These developments lead Saito to re-examine historical materialism. It is well known that the “Preface to the Critique of Political Economy” contains Marx’s only summary of his theory. It states:
At a certain stage of development, the material productive forces of society come into conflict with the existing relations of production or – this merely expresses the same thing in legal terms – with the property relations within the framework of which they have operated hitherto. From forms of development of the productive forces these relations turn into their fetters. Then begins an era of social revolution. [6]
It seems clear that Marx could no longer adhere literally to this formulation – let alone to that of the Manifesto on the quantitative increase of the productive forces – since his analysis led him to conclude that the development of these forces strengthens the grip of capital and mutilates the agency of those it exploits. As Saito puts it:
One can no longer assume that a socialist revolution could simply replace the relations of production with other ones after reaching a certain level of productive forces. Since the ‘productive forces of capital’ that emerge through the real subsumption are materialized and crystallized in the capitalist mode of production, they disappear together with the capitalist mode of production.” Transferring the ownership of capital to the state would not change the problem: since the productive forces would remain unchanged, (1) the tasks of design would have to be carried out by a “bureaucratic class”, (2) ecological destruction would continue. The author concludes that “the real subsumption poses a difficult problem of ‘free socialist management’ for which the traditional view of historical materialism does not provide any clue” and “Marx was not able to provide a definitive answer to these problems even in “Capital,” so we must go beyond it (pp. 157-158).
“Going beyond” is what is proposed in the third part of his book, and it is this that raises the most controversy. The starting question is simple: if emancipation does not come through the free growth of the productive forces, and therefore through what Daniel Bensaid called the “joker of abundance”, how could it happen? Therefore “the need to downscale and slowdown production,” according to Saito (p. 166). For the author, in essence, abundance must be understood not as a plethora of private material goods - on the model that is both consumerist and exclusionary of the accumulation of commodities accessible only to solvent demand - but as a profusion of common social and natural wealth. Without this, “the remaining option then becomes the bureaucratic control of social production, which led to the failure of this Soviet path” (p. 166).

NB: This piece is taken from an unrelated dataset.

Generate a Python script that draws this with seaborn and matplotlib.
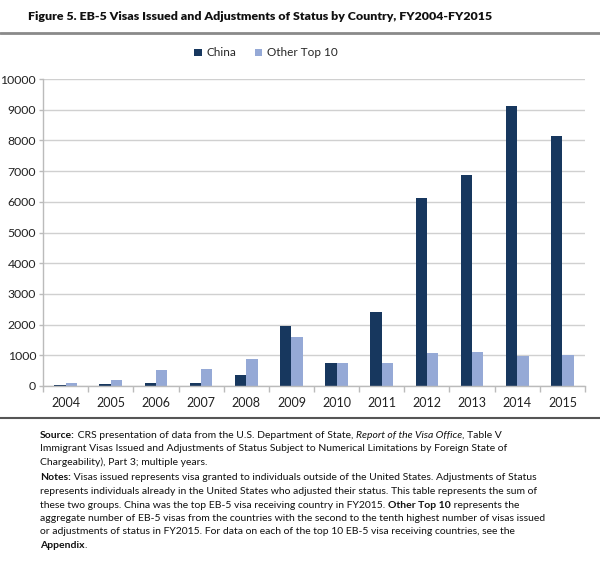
import matplotlib
matplotlib.use("Agg")
import matplotlib.pyplot as plt
import seaborn as sns
import pandas as pd
import numpy as np

years = ["2004", "2005", "2006", "2007", "2008", "2009", "2010", "2011", "2012", "2013", "2014", "2015"]
china = [40, 55, 110, 110, 355, 1970, 765, 2400, 6120, 6870, 9130, 8140]
other_top10 = [87, 206, 520, 550, 895, 1595, 765, 755, 1080, 1110, 990, 1025]
series_names = ["China", "Other Top 10"]
y_ticks = [0, 1000, 2000, 3000, 4000, 5000, 6000, 7000, 8000, 9000, 10000]

title = "Figure 5. EB-5 Visas Issued and Adjustments of Status by Country, FY2004-FY2015"

sns.set_theme(style="white")
plt.rcParams["font.family"] = ["Lato", "DejaVu Sans"]

df = pd.DataFrame({
    "year": years * 2,
    "value": china + other_top10,
    "series": [series_names[0]] * len(years) + [series_names[1]] * len(years),
})

W, H = 600, 570
fig = plt.figure(figsize=(W / 100, H / 100), dpi=100)
ax = fig.add_axes([43 / W, 1 - 386 / H, (585 - 43) / W, (386 - 79) / H])

palette = {"China": "#17375e", "Other Top 10": "#95a9d6"}
sns.barplot(data=df, x="year", y="value", hue="series", palette=palette,
            width=0.5, gap=0, saturation=1, linewidth=0, ax=ax, legend=True)

ax.set_ylim(0, 10000)
ax.set_xlim(-0.5, len(years) - 0.5)
ax.set_yticks(y_ticks)
ax.set_yticklabels([str(v) for v in y_ticks], fontsize=8.8, color="#222222")
ax.tick_params(axis="x", labelsize=9, labelcolor="#222222", length=0, pad=8)
ax.tick_params(axis="y", length=3, color="#bbbbbb", width=1, pad=2, left=True)
ax.set_xticks(np.arange(-0.5, len(years), 1), minor=True)
ax.tick_params(axis="x", which="minor", length=4, color="#bbbbbb", width=1, bottom=True)
ax.set_xlabel("")
ax.set_ylabel("")
ax.grid(axis="y", color="#d0d0d0", linewidth=1)
ax.set_axisbelow(True)
for s in ["top", "right"]:
    ax.spines[s].set_visible(False)
for s in ["left", "bottom"]:
    ax.spines[s].set_color("#bbbbbb")
    ax.spines[s].set_linewidth(1)

handles, labels = ax.get_legend_handles_labels()
ax.legend_.remove()
fig.legend(handles, labels, loc="center", bbox_to_anchor=(266 / W, 1 - 53 / H),
           ncol=2, frameon=False, fontsize=8.5, handlelength=0.6, handleheight=0.6,
           handletextpad=0.4, columnspacing=1.6)

# Title and rules
fig.text(28 / W, 1 - 17 / H, title, ha="left", va="center", fontsize=8.9,
         fontweight="heavy", color="#111111")
fig.add_artist(plt.Line2D([0, 1], [1 - 33 / H, 1 - 33 / H], color="#8a8a8a", linewidth=2))
fig.add_artist(plt.Line2D([0, 1], [1 - 418 / H, 1 - 418 / H], color="#555555", linewidth=1.5))

# Notes with mixed styles
lines = [
    [("Source:", "b"), (" CRS presentation of data from the U.S. Department of State, ", ""),
     ("Report of the Visa Office", "i"), (", Table V", "")],
    [("Immigrant Visas Issued and Adjustments of Status Subject to Numerical Limitations by Foreign State of", "")],
    [("Chargeability), Part 3; multiple years.", "")],
    [("Notes:", "b"), (" Visas issued represents visa granted to individuals outside of the United States. Adjustments of Status", "")],
    [("represents individuals already in the United States who adjusted their status. This table represents the sum of", "")],
    [("these two groups. China was the top EB-5 visa receiving country in FY2015. ", ""), ("Other Top 10", "b"),
     (" represents the", "")],
    [("aggregate number of EB-5 visas from the countries with the second to the tenth highest number of visas issued", "")],
    [("or adjustments of status in FY2015. For data on each of the top 10 EB-5 visa receiving countries, see the", "")],
    [("Appendix", "b"), (".", "")],
]
line_y = [435, 448.5, 462, 478, 491.5, 505, 518.5, 532, 545.5]

renderer = fig.canvas.get_renderer()
fs = 7.45
for runs, yp in zip(lines, line_y):
    x = 40 / W
    for txt, st in runs:
        t = fig.text(x, 1 - yp / H, txt, ha="left", va="center", fontsize=fs,
                     fontweight="bold" if "b" in st else "normal",
                     fontstyle="italic" if "i" in st else "normal", color="#111111")
        bb = t.get_window_extent(renderer=renderer)
        x += bb.width / fig.bbox.width

fig.savefig("out.png", dpi=100)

Degrowth, stationary economy and transition
Marx in the Anthropocene therefore intends to plead for a profoundly egalitarian “degrowth communism” focused on satisfying real needs. According to Saito, this communism was that of the so-called “archaic”" communities, some of whose features survived for a long time in more or less degraded forms in agrarian systems based on collective ownership of land, notably in Russia. For the mature Marx, it is much more than a matter of survivals of a bygone past: these communities indicate that after having “expropriated the expropriators,” society, in order to abolish all domination, will have to advance towards a higher form of “archaic” community. I fully subscribe to this perspective, but with one caveat: Saito is seriously exaggerating by claiming that Marx arrived in 1881 at “the idea of degrowth communism” “after seriously studying natural sciences and pre-capitalist societies after 1868” (p. 242). Taken literally, it is not based on any known document. So that it still has an ounce of plausibility (and again: as long as it is formulated as a hypothesis, not as a certainty!) Saito is forced to resort to a succession of amalgams: to act as if Marx’s radical critique of capitalist accumulation were the same as (a plea for?) the stationary economy, as if the “archaic” communities were stationary, and as if the stationary economy were the same as degrowth. That’s a lot of “ifs,” neglects essential differences and does not make us progress in the debate on the stakes of degrowth in the sense in which it is being discussed today among anti-capitalists, i.e. in the literal sense of the reduction of production objectively imposed by the climatic constraint. Let’s take a closer look.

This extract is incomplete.